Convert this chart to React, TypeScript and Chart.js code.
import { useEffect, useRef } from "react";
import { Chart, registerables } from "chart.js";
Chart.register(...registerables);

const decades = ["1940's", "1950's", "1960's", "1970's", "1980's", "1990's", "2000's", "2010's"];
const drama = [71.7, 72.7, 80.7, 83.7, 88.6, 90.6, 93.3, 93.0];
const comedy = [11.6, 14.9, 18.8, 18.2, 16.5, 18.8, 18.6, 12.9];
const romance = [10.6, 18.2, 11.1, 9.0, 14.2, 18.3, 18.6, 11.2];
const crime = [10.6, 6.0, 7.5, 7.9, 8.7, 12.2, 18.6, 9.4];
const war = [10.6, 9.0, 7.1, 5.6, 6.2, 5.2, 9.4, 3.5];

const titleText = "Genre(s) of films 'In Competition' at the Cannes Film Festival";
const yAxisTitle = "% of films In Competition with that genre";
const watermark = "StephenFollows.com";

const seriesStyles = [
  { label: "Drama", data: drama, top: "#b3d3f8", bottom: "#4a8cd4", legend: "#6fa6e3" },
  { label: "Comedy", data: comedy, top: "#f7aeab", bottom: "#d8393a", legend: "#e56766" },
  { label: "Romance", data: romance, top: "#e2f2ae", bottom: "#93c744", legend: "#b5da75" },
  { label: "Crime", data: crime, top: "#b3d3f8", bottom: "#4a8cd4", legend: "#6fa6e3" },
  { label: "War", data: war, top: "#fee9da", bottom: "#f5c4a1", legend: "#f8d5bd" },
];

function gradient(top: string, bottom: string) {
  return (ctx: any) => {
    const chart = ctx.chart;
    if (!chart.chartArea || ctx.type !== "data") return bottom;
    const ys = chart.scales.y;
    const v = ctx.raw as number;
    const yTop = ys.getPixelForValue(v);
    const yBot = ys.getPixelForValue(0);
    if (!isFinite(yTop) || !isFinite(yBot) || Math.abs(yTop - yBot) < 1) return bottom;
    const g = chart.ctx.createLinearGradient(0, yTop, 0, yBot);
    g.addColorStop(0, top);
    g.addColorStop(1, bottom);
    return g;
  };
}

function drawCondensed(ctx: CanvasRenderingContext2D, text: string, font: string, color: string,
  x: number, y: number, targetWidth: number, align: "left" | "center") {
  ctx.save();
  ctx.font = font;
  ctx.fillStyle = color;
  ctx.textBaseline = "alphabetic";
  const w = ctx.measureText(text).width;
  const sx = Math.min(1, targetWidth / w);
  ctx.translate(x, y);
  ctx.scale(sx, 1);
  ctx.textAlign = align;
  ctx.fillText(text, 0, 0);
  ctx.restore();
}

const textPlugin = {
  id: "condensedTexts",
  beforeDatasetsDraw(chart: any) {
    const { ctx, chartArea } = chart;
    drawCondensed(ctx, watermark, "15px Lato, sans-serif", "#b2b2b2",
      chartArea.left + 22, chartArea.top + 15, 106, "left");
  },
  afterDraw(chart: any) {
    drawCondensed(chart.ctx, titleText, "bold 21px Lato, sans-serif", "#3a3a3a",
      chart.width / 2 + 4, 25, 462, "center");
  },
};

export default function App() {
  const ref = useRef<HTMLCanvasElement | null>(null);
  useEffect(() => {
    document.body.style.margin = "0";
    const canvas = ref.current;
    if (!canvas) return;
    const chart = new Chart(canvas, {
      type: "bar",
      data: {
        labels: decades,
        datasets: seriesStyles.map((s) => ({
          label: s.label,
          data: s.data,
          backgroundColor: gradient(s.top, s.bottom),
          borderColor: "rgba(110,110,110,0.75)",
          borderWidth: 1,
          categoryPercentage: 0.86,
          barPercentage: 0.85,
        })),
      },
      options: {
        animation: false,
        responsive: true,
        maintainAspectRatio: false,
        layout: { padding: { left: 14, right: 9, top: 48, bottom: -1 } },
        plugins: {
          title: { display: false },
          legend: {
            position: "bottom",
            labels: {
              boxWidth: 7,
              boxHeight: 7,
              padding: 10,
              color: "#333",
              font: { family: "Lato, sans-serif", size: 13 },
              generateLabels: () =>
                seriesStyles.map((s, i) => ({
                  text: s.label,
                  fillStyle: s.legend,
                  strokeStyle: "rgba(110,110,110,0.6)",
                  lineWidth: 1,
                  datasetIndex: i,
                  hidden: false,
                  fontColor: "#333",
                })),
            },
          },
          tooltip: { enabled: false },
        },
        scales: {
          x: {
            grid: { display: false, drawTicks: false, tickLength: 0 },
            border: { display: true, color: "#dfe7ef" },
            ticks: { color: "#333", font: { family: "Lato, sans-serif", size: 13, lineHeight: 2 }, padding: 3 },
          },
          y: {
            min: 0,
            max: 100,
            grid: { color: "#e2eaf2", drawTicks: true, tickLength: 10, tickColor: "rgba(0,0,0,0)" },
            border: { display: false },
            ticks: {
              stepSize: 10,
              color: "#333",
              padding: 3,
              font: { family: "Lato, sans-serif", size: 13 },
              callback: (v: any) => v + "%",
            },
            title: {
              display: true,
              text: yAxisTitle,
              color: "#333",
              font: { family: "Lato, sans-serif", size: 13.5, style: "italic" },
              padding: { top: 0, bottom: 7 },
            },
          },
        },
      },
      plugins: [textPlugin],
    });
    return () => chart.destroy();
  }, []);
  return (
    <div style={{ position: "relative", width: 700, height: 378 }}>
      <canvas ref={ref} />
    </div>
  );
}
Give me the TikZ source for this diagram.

*WHAT YOU WILL DO*.
Produce the lines from the top of the listing through the "const war = [10.6, 9.0, 7.1, 5.6, 6.2, 5.2, 9.4, 3.5];" line exactly as they appear, with no additional output.

*FULL SOLUTION*.
Convert this chart to React, TypeScript and Chart.js code.
import { useEffect, useRef } from "react";
import { Chart, registerables } from "chart.js";
Chart.register(...registerables);

const decades = ["1940's", "1950's", "1960's", "1970's", "1980's", "1990's", "2000's", "2010's"];
const drama = [71.7, 72.7, 80.7, 83.7, 88.6, 90.6, 93.3, 93.0];
const comedy = [11.6, 14.9, 18.8, 18.2, 16.5, 18.8, 18.6, 12.9];
const romance = [10.6, 18.2, 11.1, 9.0, 14.2, 18.3, 18.6, 11.2];
const crime = [10.6, 6.0, 7.5, 7.9, 8.7, 12.2, 18.6, 9.4];
const war = [10.6, 9.0, 7.1, 5.6, 6.2, 5.2, 9.4, 3.5];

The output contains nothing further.